Importante ressaltar que essa visão ampliada do conceito de segurança humana, por parte da ONU, surgiu especialmente a partir do Relatório do PNUD de 1994 (Programa das Nações Unidas para o Desenvolvimento), que definiu a segurança não apenas como a ausência de conflito, mas como a garantia de condições básicas de vida digna. A partir desse ponto a ONU passou a compreender a segurança nas suas dimensões econômica, alimentar, ambiental, pessoal, comunitária, política e de saúde.

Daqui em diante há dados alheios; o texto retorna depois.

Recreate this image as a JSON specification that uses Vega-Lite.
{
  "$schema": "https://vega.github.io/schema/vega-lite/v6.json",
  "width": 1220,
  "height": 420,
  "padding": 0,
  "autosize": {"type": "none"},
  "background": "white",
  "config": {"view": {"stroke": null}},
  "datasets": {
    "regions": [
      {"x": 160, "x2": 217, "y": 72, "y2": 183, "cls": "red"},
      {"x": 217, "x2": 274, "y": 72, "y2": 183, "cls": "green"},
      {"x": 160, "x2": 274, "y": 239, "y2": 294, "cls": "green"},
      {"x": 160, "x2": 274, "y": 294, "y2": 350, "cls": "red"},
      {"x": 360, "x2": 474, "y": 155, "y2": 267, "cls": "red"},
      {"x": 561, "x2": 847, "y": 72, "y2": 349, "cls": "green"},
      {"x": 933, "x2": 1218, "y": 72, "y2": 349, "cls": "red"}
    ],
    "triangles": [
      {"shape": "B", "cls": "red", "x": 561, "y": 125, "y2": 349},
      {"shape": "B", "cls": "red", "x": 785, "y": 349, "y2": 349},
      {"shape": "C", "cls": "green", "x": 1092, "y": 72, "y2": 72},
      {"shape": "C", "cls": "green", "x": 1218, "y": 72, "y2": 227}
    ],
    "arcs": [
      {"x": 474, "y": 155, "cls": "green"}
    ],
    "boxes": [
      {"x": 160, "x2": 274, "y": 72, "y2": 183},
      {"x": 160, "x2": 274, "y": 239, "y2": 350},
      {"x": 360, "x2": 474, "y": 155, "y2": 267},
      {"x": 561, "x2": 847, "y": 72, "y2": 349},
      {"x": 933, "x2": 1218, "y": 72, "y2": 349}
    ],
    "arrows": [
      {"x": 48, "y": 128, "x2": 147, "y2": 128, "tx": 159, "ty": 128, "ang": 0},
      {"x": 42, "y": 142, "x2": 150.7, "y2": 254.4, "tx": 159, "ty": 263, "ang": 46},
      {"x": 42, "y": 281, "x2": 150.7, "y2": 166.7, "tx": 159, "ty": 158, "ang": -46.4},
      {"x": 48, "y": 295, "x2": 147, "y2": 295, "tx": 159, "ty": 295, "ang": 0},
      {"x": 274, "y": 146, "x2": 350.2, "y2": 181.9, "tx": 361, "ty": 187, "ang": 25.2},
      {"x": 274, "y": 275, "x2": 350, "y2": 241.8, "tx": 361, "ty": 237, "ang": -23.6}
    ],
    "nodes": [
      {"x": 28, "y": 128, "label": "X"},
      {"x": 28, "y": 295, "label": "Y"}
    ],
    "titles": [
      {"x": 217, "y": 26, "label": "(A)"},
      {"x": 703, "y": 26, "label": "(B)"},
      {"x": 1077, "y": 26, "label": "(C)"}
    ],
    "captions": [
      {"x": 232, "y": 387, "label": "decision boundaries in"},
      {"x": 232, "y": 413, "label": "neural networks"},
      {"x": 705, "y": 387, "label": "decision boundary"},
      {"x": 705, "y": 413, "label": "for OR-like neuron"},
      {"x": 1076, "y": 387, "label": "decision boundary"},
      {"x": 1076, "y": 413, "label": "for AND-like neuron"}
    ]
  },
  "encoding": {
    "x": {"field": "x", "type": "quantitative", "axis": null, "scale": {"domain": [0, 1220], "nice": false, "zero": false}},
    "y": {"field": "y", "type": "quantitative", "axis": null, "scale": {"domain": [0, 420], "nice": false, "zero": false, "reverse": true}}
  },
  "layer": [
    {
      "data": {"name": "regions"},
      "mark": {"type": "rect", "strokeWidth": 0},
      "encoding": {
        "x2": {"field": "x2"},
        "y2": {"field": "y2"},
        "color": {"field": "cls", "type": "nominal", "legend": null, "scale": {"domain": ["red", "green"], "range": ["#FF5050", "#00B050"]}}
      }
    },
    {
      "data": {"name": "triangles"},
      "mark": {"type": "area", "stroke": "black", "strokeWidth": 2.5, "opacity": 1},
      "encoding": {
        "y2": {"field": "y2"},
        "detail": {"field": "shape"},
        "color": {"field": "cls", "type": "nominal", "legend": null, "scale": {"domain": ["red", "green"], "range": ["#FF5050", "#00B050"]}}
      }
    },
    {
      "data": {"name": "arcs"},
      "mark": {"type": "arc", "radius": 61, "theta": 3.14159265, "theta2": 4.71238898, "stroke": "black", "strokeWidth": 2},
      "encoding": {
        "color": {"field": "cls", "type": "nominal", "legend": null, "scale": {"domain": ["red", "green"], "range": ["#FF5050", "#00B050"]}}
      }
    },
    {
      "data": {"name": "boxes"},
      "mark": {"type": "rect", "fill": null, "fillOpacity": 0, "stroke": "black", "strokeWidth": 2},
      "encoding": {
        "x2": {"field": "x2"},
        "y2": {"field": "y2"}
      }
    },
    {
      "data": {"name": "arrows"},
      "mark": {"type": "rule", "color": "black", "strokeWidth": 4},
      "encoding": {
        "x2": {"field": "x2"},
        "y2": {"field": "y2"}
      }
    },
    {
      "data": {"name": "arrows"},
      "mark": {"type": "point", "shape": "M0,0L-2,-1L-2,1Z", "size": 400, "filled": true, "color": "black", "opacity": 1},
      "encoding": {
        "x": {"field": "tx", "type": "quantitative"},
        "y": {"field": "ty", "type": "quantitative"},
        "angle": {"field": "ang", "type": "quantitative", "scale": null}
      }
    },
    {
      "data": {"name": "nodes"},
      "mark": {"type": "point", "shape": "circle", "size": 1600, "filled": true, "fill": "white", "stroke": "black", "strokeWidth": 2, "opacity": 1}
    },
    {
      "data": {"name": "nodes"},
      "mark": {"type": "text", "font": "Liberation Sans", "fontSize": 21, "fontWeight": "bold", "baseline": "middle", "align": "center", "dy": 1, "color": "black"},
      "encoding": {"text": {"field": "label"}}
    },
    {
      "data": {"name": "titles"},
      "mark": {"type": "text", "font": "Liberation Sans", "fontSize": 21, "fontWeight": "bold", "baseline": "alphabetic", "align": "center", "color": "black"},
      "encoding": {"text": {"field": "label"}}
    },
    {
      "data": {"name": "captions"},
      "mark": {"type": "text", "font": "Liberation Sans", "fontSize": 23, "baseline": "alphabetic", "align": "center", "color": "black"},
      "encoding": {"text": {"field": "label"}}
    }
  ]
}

Talvez por isso, a implicação prática mais importante desse conceito resida na defesa de uma segurança integrada aos direitos sociais, como educação, saúde, moradia, trabalho, urbanização e lazer. E nesse contexto, como é notório, o controle da efervescente criminalidade que assola o nosso país e aflige a sua população – onde os índices de violência homicida desafiam os estudos dos mais argutos especialistas em políticas públicas de segurança -, seguramente não é uma tarefa a ser exercida exclusivamente pelas forças policiais.

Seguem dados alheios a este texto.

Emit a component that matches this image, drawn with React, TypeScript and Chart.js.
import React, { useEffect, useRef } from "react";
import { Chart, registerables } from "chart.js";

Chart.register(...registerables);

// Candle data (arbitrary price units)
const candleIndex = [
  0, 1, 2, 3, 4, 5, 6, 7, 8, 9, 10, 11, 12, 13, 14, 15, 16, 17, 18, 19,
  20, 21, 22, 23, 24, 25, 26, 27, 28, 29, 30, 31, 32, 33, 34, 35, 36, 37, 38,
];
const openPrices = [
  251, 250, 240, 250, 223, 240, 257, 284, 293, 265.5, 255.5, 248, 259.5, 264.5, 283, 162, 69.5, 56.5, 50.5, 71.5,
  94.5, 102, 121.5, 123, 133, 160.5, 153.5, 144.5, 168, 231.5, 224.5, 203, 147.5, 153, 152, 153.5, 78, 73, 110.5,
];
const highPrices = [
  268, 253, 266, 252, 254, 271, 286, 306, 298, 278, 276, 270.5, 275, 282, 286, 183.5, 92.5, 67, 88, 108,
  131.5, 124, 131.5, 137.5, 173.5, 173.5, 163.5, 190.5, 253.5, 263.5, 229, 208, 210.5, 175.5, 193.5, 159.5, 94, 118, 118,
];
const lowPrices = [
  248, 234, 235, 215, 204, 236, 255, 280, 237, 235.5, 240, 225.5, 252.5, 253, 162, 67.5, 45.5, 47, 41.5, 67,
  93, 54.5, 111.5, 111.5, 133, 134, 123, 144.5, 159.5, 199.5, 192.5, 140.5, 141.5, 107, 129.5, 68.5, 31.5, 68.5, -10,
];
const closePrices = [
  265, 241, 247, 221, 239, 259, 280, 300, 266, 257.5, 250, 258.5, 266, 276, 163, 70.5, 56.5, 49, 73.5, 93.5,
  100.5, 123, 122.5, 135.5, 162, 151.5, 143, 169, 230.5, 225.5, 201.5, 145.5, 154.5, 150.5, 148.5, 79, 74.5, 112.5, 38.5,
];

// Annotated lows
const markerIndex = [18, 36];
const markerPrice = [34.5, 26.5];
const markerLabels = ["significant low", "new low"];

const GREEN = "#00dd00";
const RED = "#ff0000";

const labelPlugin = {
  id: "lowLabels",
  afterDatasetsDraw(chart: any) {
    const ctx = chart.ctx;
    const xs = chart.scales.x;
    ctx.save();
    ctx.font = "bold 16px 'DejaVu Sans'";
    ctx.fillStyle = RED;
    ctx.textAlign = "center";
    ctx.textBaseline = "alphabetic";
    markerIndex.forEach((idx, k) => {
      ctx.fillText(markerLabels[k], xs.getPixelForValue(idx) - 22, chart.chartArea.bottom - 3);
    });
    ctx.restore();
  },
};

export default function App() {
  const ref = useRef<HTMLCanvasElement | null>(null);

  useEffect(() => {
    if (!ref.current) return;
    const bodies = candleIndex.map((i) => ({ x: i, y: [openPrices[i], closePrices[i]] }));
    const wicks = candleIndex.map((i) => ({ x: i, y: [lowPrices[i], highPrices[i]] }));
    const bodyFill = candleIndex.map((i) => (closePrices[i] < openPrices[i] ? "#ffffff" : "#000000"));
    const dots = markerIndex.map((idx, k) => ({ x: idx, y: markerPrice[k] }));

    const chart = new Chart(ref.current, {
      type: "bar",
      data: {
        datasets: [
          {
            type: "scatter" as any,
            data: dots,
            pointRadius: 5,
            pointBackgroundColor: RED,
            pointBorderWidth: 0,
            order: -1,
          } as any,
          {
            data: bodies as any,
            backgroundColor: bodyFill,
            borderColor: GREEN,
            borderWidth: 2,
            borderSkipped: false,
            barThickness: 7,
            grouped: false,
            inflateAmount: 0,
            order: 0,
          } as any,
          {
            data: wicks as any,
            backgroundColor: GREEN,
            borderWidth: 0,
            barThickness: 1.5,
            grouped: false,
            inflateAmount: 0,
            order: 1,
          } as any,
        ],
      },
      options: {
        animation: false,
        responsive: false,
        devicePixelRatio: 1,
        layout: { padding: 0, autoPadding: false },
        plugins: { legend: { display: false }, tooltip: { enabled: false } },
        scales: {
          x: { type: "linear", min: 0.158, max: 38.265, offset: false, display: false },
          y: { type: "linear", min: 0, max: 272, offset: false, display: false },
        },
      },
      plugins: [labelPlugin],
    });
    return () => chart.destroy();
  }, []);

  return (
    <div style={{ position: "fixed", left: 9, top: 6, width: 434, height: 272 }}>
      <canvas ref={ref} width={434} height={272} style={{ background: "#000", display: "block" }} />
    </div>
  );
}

Mas é certo que ao observarmos as maneiras como são concretadas a busca porsegurança, verificamos que enquanto alguns ampliam conceitualmente esse direito humano fundamental, para nele incluir a exigibilidade de praticamente todos os direitos humanos como melhor maneira de responder à sua crescente demanda -, outros doutrinadores e ativistas, dentre os quais os “fundamentalistas punitivistas”, preferem desacreditar os instrumentos de direitos humanos ao alardear a sua inutilidade e até mesmo prejuízo para as ações de proteção que consideram mais efetivas. Nesse panorama, o discurso dos direitos humanos vem sendo questionado e se enfraquece muito diante da onda de medo disseminada nas sociedades democráticas, a exemplo do Brasil, e para contrapor-se a essa situação, devemos buscar a efetividade dos direitos sociais para que países como o nossoobtenham a redução dos crimes violentos, muito embora reste um percentual de crimes que resiste mesmo com a conquista de mais igualdade social, resultado que são de uma série de causas que não necessariamente a desigualdade.
Não se pode deixar de registrar, assim, a frustração das expectativas postas na democracia e no crescimento económico, pois alguns fatores vem gerando novas espirais de violência e contribuindo para o desalento da sociedade, a exemplo da desigualdade social crescente (ainda mais que a pobreza em si mesma); as carências de políticas públicas corretoras dos desajustes sociais e das situações de extrema necessidade; o narcotráfico corruptor com a sua contribuição à corrupção política que debilita os aparatos do poder; a generalizada impunidade e a seletividade de fato (classista e/ou racista) da punição; as falhas do sistema penal e carcerário como fábricas de delinquência ao invés de motor da reinserção social; a falta de uma reforma das “forças de segurança”, que devem receber atenção, recursos e formação específica; a falta de políticas preventivas do delito e, em consequência, a atuação violenta da polícia que, geralmente é vista como única alternativa restante.
A garantia dos direitos sociais, como sabemos, é a base para o desenvolvimento dos Estados Sociais e Democráticos de Direito que não poderão subsistir com esse status sem promover iguais oportunidades no acesso aos bens primários da coletividade. O Brasil, nesse cenário, ostentando índices elevados de violência homicida, muito embora tenha registrado leve declínio em 2019, há décadas tenta controlar a criminalidade, utilizando-se do discurso oficial de endurecimento policial-repressivo assim como do endurecimento das penas, sem atentar para a necessidade de operar sobre as causas do crime e conjugar ações diversas – dentre as quais o combate à desigualdade social aqui muitas vezes referido – necessário para que a boa política pública, na área de segurança, tenha a eficácia que todos anseiam. Esperamos que as pesquisas realizadas por ocasião do projeto de pós-doutoramento possam contribuir, de alguma forma, ainda que minimamente, para demonstrar essa realidade e apontar alternativas.